By | Category: Travel rumblings

the bay at Lindos on Rhodes –

Both The independent and Metro ran a story earlier this week about parents who took their children out of school time on a holiday to Rhodes for seven days last September. Both parents could face gaol if they fail to pay the fines imposed yesterday. Is this a fair outcome?

We have discussed the arguments pro and ante the removal of children in school time but it wasn’t until the new legislation came in that we can assess what reaction there will be. Draconian seems to be the answer if the response of Telford and Wrekin council in Shropshire is anything to go by.

The Sutherland family appear not to have to have been aware of the legislation and booked their holiday eleven months in advance. It is unclear if they asked the school’s permission as even under the old legislation they should have done. Having paid all the holiday costs they went ahead claiming that they hadn’t had a holiday for five years and desperately needed one.

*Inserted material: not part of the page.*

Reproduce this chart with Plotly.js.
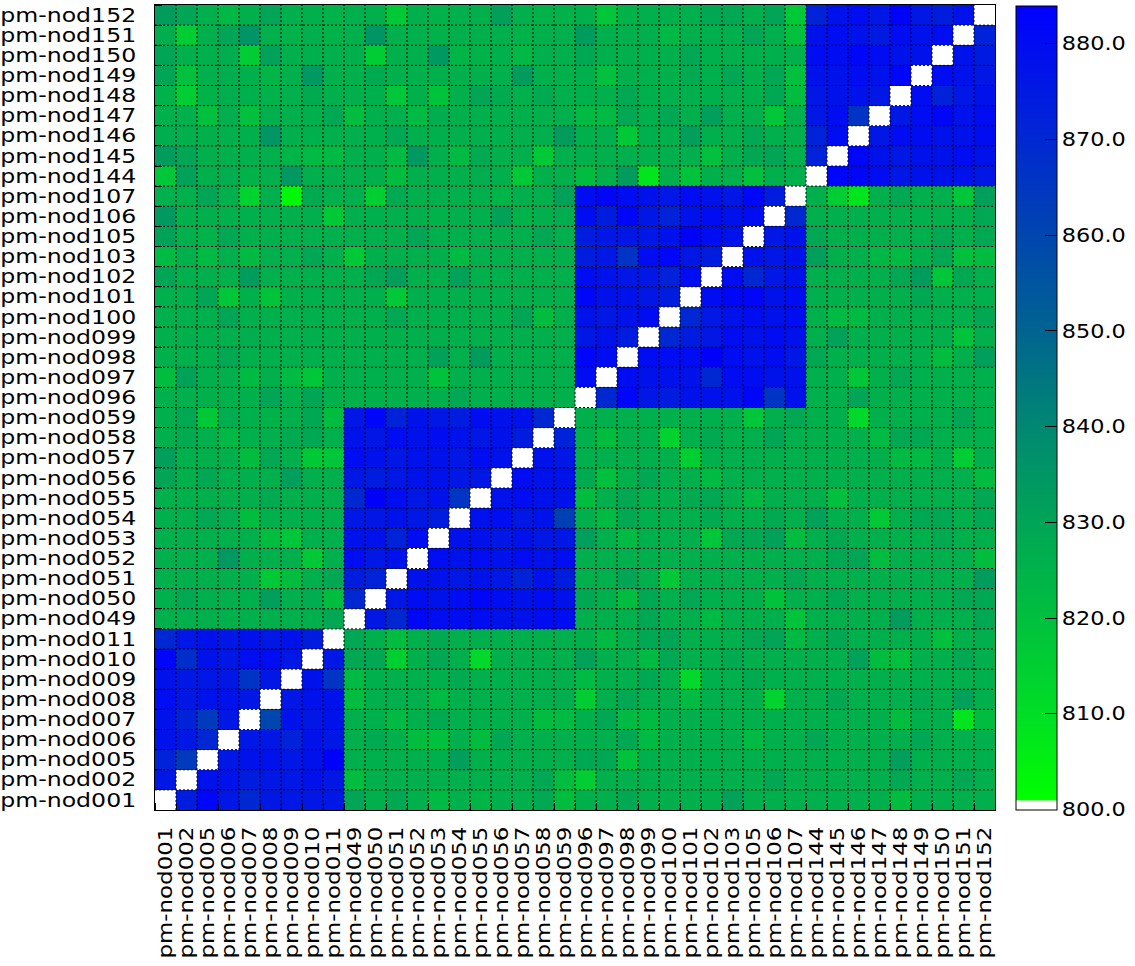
<!DOCTYPE html>
<html>
<head>
<meta charset="utf-8">
<script src="https://cdn.plot.ly/plotly-3.0.1.min.js"></script>
<style>body{margin:0;background:#fff}</style>
</head>
<body>
<div id="grafica" style="width:1135px;height:966px"></div>
<script>
// ---------- Datos ----------
const nodos = [
  "pm-nod001","pm-nod002","pm-nod005","pm-nod006","pm-nod007","pm-nod008","pm-nod009","pm-nod010","pm-nod011",
  "pm-nod049","pm-nod050","pm-nod051","pm-nod052","pm-nod053","pm-nod054","pm-nod055","pm-nod056","pm-nod057","pm-nod058","pm-nod059",
  "pm-nod096","pm-nod097","pm-nod098","pm-nod099","pm-nod100","pm-nod101","pm-nod102","pm-nod103","pm-nod105","pm-nod106","pm-nod107",
  "pm-nod144","pm-nod145","pm-nod146","pm-nod147","pm-nod148","pm-nod149","pm-nod150","pm-nod151","pm-nod152"
];

// filas de abajo (pm-nod001) hacia arriba (pm-nod152)
const r001 = [800,874,882,876,870,876,876,876,876, 830,826,829,826,822,826,824,826,826,829,821, 826,826,829,826,826,826,826,831,826,826,826, 826,826,826,826,821,826,826,826,826];
const r002 = [876,800,878,878,874,876,876,878,876, 821,826,826,826,826,826,826,826,826,829,821, 816,826,826,826,826,826,826,826,826,829,826, 826,826,826,826,829,826,826,829,826];
const r005 = [872,864,800,876,878,878,876,878,884, 826,826,826,826,826,832,826,826,826,826,826, 829,829,819,826,826,826,826,826,826,826,826, 826,826,826,826,832,826,826,826,826];
const r006 = [878,876,870,800,876,876,872,878,876, 826,828,826,821,820,826,821,829,826,826,826, 826,826,829,822,826,826,826,826,822,826,826, 829,826,826,826,826,829,826,826,826];
const r007 = [878,872,864,876,800,860,878,876,878, 826,826,822,826,828,826,826,826,826,821,822, 826,829,822,822,826,826,826,826,826,826,826, 826,826,826,826,821,826,826,808,821];
const r008 = [880,876,878,878,876,800,876,878,878, 821,826,826,826,822,826,826,826,826,826,827, 816,826,829,826,826,822,826,826,826,814,826, 826,829,826,826,826,828,826,831,826];
const r009 = [878,876,876,876,866,876,800,878,866, 822,826,826,826,826,828,826,826,826,826,826, 822,826,826,829,826,812,826,826,828,826,826, 826,826,826,826,826,826,826,826,826];
const r010 = [882,868,878,876,880,880,876,800,876, 829,829,815,826,829,826,812,826,826,826,826, 831,826,826,822,829,826,826,828,826,826,826, 826,826,831,821,820,826,826,829,826];
const r011 = [870,876,878,876,878,876,878,874,800, 829,826,821,826,828,826,826,826,826,826,826, 826,822,826,829,830,826,826,826,829,830,822, 826,829,826,826,826,826,820,826,826];
const r049 = [826,826,826,826,826,826,826,826,829, 800,876,870,882,880,880,880,878,878,880,880, 826,826,826,829,826,826,822,826,826,826,819, 826,826,826,826,833,826,826,826,829];
const r050 = [826,829,826,826,826,832,826,827,821, 870,800,876,880,878,880,882,880,878,880,878, 829,826,821,829,826,829,826,826,826,819,826, 826,829,826,826,826,826,826,829,829];
const r051 = [826,826,826,826,826,817,821,826,829, 874,872,800,878,878,876,878,876,872,878,874, 826,826,830,826,817,826,826,826,826,826,829, 826,826,826,826,826,826,826,826,833];
const r052 = [826,826,826,834,826,826,826,817,826, 880,876,878,800,880,878,880,878,880,878,880, 826,826,826,826,826,826,826,826,826,826,826, 826,829,830,821,826,826,826,826,821];
const r053 = [826,826,826,826,826,821,818,826,826, 878,878,872,880,800,878,878,876,878,876,876, 832,826,822,826,826,826,818,829,829,831,821, 826,829,826,826,826,826,828,826,826];
const r054 = [826,826,829,827,821,826,826,826,826, 876,876,878,876,874,800,878,880,876,878,862, 826,822,829,826,826,826,828,826,826,828,826, 831,826,826,817,826,829,829,826,829];
const r055 = [826,826,826,826,826,828,826,826,826, 870,884,880,876,878,866,800,878,880,878,878, 821,826,829,826,826,828,829,826,822,826,826, 826,820,826,826,826,826,826,826,829];
const r056 = [830,826,829,826,826,826,832,826,826, 876,874,876,878,878,876,876,800,880,878,878, 828,820,826,829,826,826,822,826,826,826,826, 826,826,826,826,826,826,826,826,821];
const r057 = [832,826,826,826,821,829,826,817,818, 880,878,876,878,878,876,880,878,800,878,876, 826,826,826,826,826,815,826,826,826,826,826, 826,826,826,826,822,822,826,816,826];
const r058 = [826,828,826,823,826,826,828,829,826, 878,876,880,878,880,878,876,878,874,800,872, 826,821,826,826,814,826,828,826,826,830,826, 826,826,826,822,829,829,826,826,826];
const r059 = [826,829,817,827,826,825,826,829,821, 876,882,872,878,876,874,880,878,878,870,800, 826,826,826,826,826,826,826,826,818,826,829, 826,826,812,826,826,826,826,830,826];
const r096 = [826,826,826,826,826,830,826,830,826, 826,826,826,826,826,829,826,826,826,826,826, 800,870,882,876,874,878,878,878,882,866,878, 826,826,830,826,826,826,826,826,826];
const r097 = [821,831,826,826,822,826,822,818,826, 826,826,826,826,819,826,826,826,826,826,826, 880,800,880,878,878,878,870,880,880,878,878, 826,826,818,826,829,826,826,826,826];
const r098 = [826,826,826,829,826,826,826,826,826, 826,826,826,826,831,826,833,826,826,826,826, 882,880,800,880,880,880,884,880,878,880,876, 829,826,826,826,826,826,821,826,832];
const r099 = [826,826,826,826,827,826,826,826,826, 826,826,826,826,826,826,826,826,826,826,826, 876,878,874,800,870,874,876,880,878,880,878, 826,831,826,826,826,826,826,819,826];
const r100 = [826,826,826,830,826,826,826,826,826, 826,826,829,826,826,826,826,826,830,821,826, 878,876,878,880,800,870,876,878,880,878,880, 826,822,822,826,826,826,826,826,829];
const r101 = [826,826,830,818,826,819,826,826,826, 826,826,817,826,826,826,826,826,826,826,826, 882,878,878,876,874,800,880,882,882,878,880, 826,826,826,826,826,829,826,826,826];
const r102 = [830,826,826,826,833,826,826,826,826, 826,829,832,826,826,831,826,826,826,826,826, 880,878,876,876,872,880,800,880,870,876,878, 826,826,826,826,829,833,818,829,826];
const r103 = [822,826,822,826,822,826,826,829,826, 817,826,826,826,826,822,826,826,826,826,826, 874,876,866,880,882,876,874,800,878,876,878, 832,826,826,823,822,826,829,820,821];
const r105 = [831,826,825,829,826,826,826,826,826, 826,826,826,830,826,826,826,826,826,829,826, 874,876,876,876,878,884,880,878,800,876,878, 829,826,826,826,826,826,829,826,829];
const r106 = [834,826,826,826,826,826,826,826,817, 826,826,826,826,825,826,826,831,825,826,827, 880,874,882,876,872,878,880,878,880,800,870, 826,826,826,826,826,826,826,826,829];
const r107 = [826,826,830,826,814,826,803,828,826, 826,815,828,826,826,826,826,824,826,826,831, 880,882,880,878,876,880,878,876,882,874,800, 826,816,808,826,829,826,826,818,832];
const r144 = [818,831,826,827,825,826,834,826,826, 826,826,821,826,826,826,827,826,817,826,826, 821,826,833,808,826,819,826,826,820,826,826, 800,882,882,880,876,878,878,878,876];
const r145 = [833,830,826,826,826,826,824,822,822, 826,826,822,834,826,822,828,826,826,817,826, 826,826,826,826,826,826,820,826,829,830,826, 872,800,882,878,876,878,878,880,878];
const r146 = [827,826,826,826,826,835,826,826,826, 826,826,829,826,826,826,826,826,826,826,833, 826,826,817,826,826,832,826,826,829,826,826, 872,880,800,876,880,880,878,878,880];
const r147 = [826,826,820,827,820,826,826,826,829, 821,826,826,822,827,826,826,826,826,826,826, 822,822,829,826,829,826,832,826,826,818,826, 876,880,866,800,876,880,882,878,880];
const r148 = [825,816,825,827,826,825,826,828,826, 826,826,818,826,819,826,830,828,826,828,826, 826,826,829,826,826,826,826,826,826,829,821, 876,878,878,876,800,880,872,876,878];
const r149 = [830,820,826,827,826,824,826,834,826, 826,828,826,826,826,826,826,826,833,826,826, 826,820,826,826,826,828,826,829,826,829,820, 878,878,880,878,882,800,880,878,876];
const r150 = [830,826,826,827,816,831,826,826,826, 826,816,826,826,834,824,825,826,823,826,826, 829,826,826,826,826,829,826,826,826,826,826, 880,880,882,880,878,878,800,878,875];
const r151 = [827,816,826,830,836,826,825,826,825, 826,835,826,826,825,826,826,826,825,826,826, 833,826,826,826,823,826,826,826,830,826,820, 878,880,878,875,880,878,880,800,872];
const r152 = [833,830,826,823,826,830,826,826,825, 826,826,817,826,825,826,826,832,826,825,825, 826,818,825,826,826,826,829,829,826,830,817, 872,878,880,876,883,876,874,878,800];

const matriz = [r001,r002,r005,r006,r007,r008,r009,r010,r011,
  r049,r050,r051,r052,r053,r054,r055,r056,r057,r058,r059,
  r096,r097,r098,r099,r100,r101,r102,r103,r105,r106,r107,
  r144,r145,r146,r147,r148,r149,r150,r151,r152];

const escalaTicks = [800,810,820,830,840,850,860,870,880];
const zMin = 800, zMax = 884;

// ---------- Paleta ----------
const paleta = [
  [0, "rgb(255,255,255)"],
  [0.011, "rgb(255,255,255)"],
  [0.013, "rgb(0,255,0)"],
  [0.119, "rgb(0,222,38)"],
  [0.238, "rgb(0,192,62)"],
  [0.357, "rgb(0,165,86)"],
  [0.476, "rgb(0,136,114)"],
  [0.595, "rgb(0,100,145)"],
  [0.714, "rgb(0,70,175)"],
  [0.833, "rgb(0,40,210)"],
  [0.952, "rgb(0,12,242)"],
  [1, "rgb(0,0,255)"]
];

const idx = nodos.map((_, i) => i);

// ---------- Rejilla punteada ----------
let rejilla = [];
for (let i = 0; i < nodos.length - 1; i++) {
  rejilla.push({type:"line", xref:"x", yref:"paper", x0:i+0.5, x1:i+0.5, y0:0, y1:1,
    line:{color:"black", width:1, dash:"2px,2px"}, layer:"above"});
  rejilla.push({type:"line", xref:"paper", yref:"y", x0:0, x1:1, y0:i+0.5, y1:i+0.5,
    line:{color:"black", width:1, dash:"2px,2px"}, layer:"above"});
}

const fuente = {family:"DejaVu Sans", size:19, color:"black"};

const mapa = {
  type:"heatmap",
  x: idx,
  y: idx,
  z: matriz,
  zmin: zMin,
  zmax: zMax,
  colorscale: paleta,
  hoverinfo: "skip",
  colorbar: {
    x: 1.025, xanchor:"left", xpad:0,
    y: 0.5, yanchor:"middle", ypad:0,
    lenmode:"pixels", len:804,
    thickness:41,
    outlinecolor:"black", outlinewidth:1,
    tickvals: escalaTicks,
    tickformat: ".1f",
    ticks:"inside", ticklen:12, tickcolor:"black",
    tickfont: fuente
  }
};

const ejeComun = {
  range:[-0.5, 39.5],
  tickvals: idx,
  ticktext: nodos,
  ticks:"",
  showgrid:false,
  zeroline:false,
  showline:true,
  linecolor:"black",
  linewidth:1,
  mirror:true,
  automargin:false,
  tickfont: fuente,
  layer:"above traces",
  minor:{tick0:0.5, dtick:1, ticks:"inside", ticklen:7, tickcolor:"black", showgrid:false}
};

const layout = {
  width:1135,
  height:966,
  margin:{l:155, r:140, t:5, b:156},
  paper_bgcolor:"white",
  plot_bgcolor:"white",
  xaxis: Object.assign({}, ejeComun, {tickangle:-90, ticklabelstandoff:8}),
  yaxis: Object.assign({}, ejeComun, {ticklabelstandoff:14}),
  shapes: rejilla,
  showlegend:false
};

Plotly.newPlot("grafica", [mapa], layout, {staticPlot:true}).then(gd => {
  // el original tiene la letra ensanchada
  gd.querySelectorAll(".yaxislayer-above .ytick text").forEach(t => {
    t.setAttribute("textLength", 136);
    t.setAttribute("lengthAdjust", "spacingAndGlyphs");
  });
  gd.querySelectorAll(".xaxislayer-above .xtick text").forEach(t => {
    t.setAttribute("textLength", 132);
    t.setAttribute("lengthAdjust", "spacingAndGlyphs");
  });
  gd.querySelectorAll(".colorbar text").forEach(t => {
    if (/^\d+\.\d$/.test(t.textContent)) {
      t.setAttribute("textLength", 64);
      t.setAttribute("lengthAdjust", "spacingAndGlyphs");
    }
  });
});
</script>
</body>
</html>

The school or the authorities must have decided to go ahead with a fine so a bill of £360 was sent. The Sutherlands refused to pay. Yesterday they appeared before magistrates in Telford to explain themselves and were fined £630. Will they pay this or will they fight on further? Kay Burford, from Telford and Wrekin council, said the legislation was clear on the matter, adding: “Significant absence from school is disruptive to the child’s education and has a detrimental impact on attainment.” As one comment posted by MonkeyBot 5000 on The Independent’s website put it in response to that comment, “Unlike locking up their parents?” And what is “significant absence?” The local paper, the Shropshire Star ran a online poll as to whether people thought children should be taken out of school during term time and over 77% said yes.

Most comments I have seen posted seem to decry the council attitude. xxyyzz123 posted – again on the website of The Independent – “Utter madness and hypocrisy! I have lost count of the lessons that my children have lost to absent teachers, inset days and, the real peach of them all, ‘academic tutoring’.”

The general view seemed to be that missing those days from school would not be detrimental. The children’s behaviour and schooling has improved massively since our holiday,” said Mr Sutherland in the Metro interview. But will he be supported in that by any teacher of his children? Any teacher would have to be brave to say that a child was unaffected particularly given who pays their salaries. Would you believe the parent or the teacher?

Yes, the Sutherlands broke the law but how the authorities have reacted makes this whole story is unpalatable to most people. The council shouldn’t have been so holier than thou in saying the law is the law and wanting their pound of flesh. Couldn’t they have just warned the Sutherlands and said next time you will be fined? You might have thought that a grace period in the first month might apply. You might have thought that – given it was booked before the legislation came into force – that a bit of discretion might have been used. But no, the council has reinforced a general feeling that bureaucrats just follow the rules and can’t think for themselves.